Furthermore, as others and I have pointed out, state-run immigration is nothing but a racket, which allows the state to hand pick its customers, play the lottery with people's lives, teach them servitude to the state and admiration for Lincoln as part of the “becoming-a-citizen” routine (see “an u2018alien' patriot“), while for years, it deprives perfectly functional (English-speaking) human beings from any participation in the political process with its mandatory waiting period for this or that. Frankly, I would not be surprised if the INS was currently turning down an Einstein or a Mises, or many like them for that matter, at the border because they do not fit the “perfect immigrant” profile. Must they, too, be blamed for the ill workings of the American immigration system?
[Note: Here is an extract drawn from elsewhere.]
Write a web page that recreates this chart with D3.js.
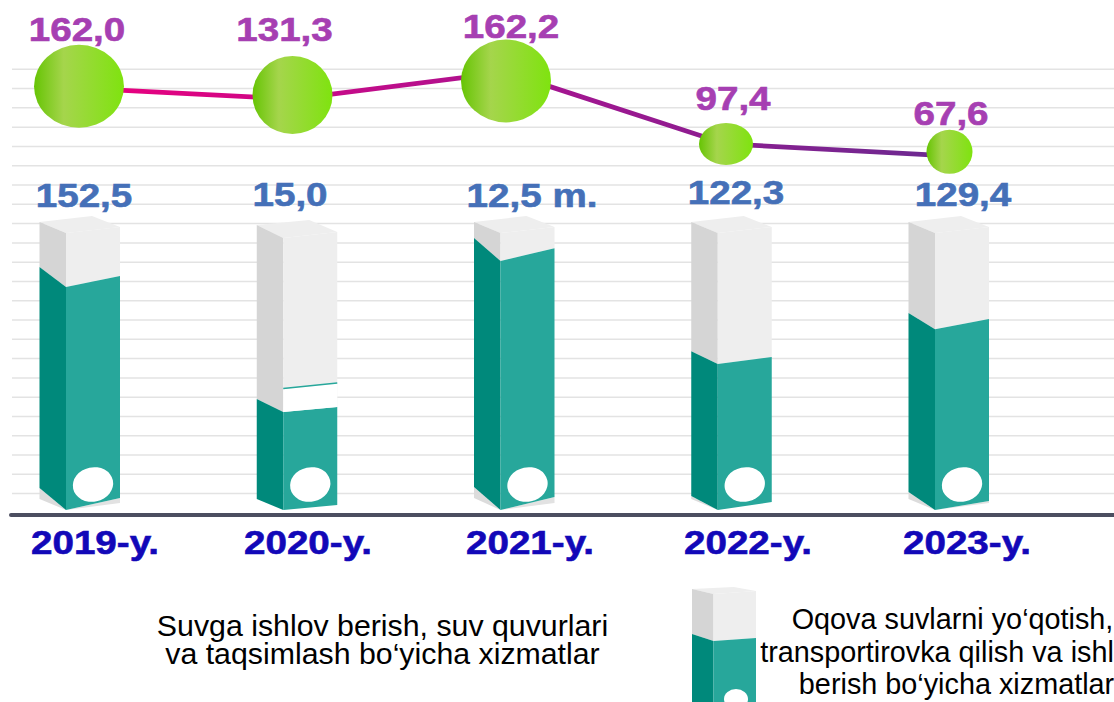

In truth, what we have today is state-induced diversity (through immigration), followed by state-mandated uniformity (through the school system). In any case, this can only be the recipe for yet another state-orchestrated disaster. Immigrants used to come here expecting nothing but the chance to pursue happiness; they knew they had to catch it themselves. They came here to be free, not to be free of responsibilities. Come to think of it, isn't the fact that immigration prompts the state to grow so much precisely a sign that immigrants are assimilating just fine into the neo-American culture, of entitlements that is? Yeah, well, when in Rome…

Notes

  1. Jean Grosjean, Life With Two Languages: an Introduction to Bilingualism (Cambridge: Harvard University Press, 1982), 223.
  2. Ibid., 222.
  3. Vermilion Historical Society, History of Vermilion Parish, (Vermilion Historical Socitety, 1983), 64.
  4. MEYER v. STATE OF NEBRASKA, 262 U.S. 390 (1923).
  5. Ludwig von Mises, Liberalism: the Classical Tradition (New York: Foundation for Economic Education, 1996), 114–15.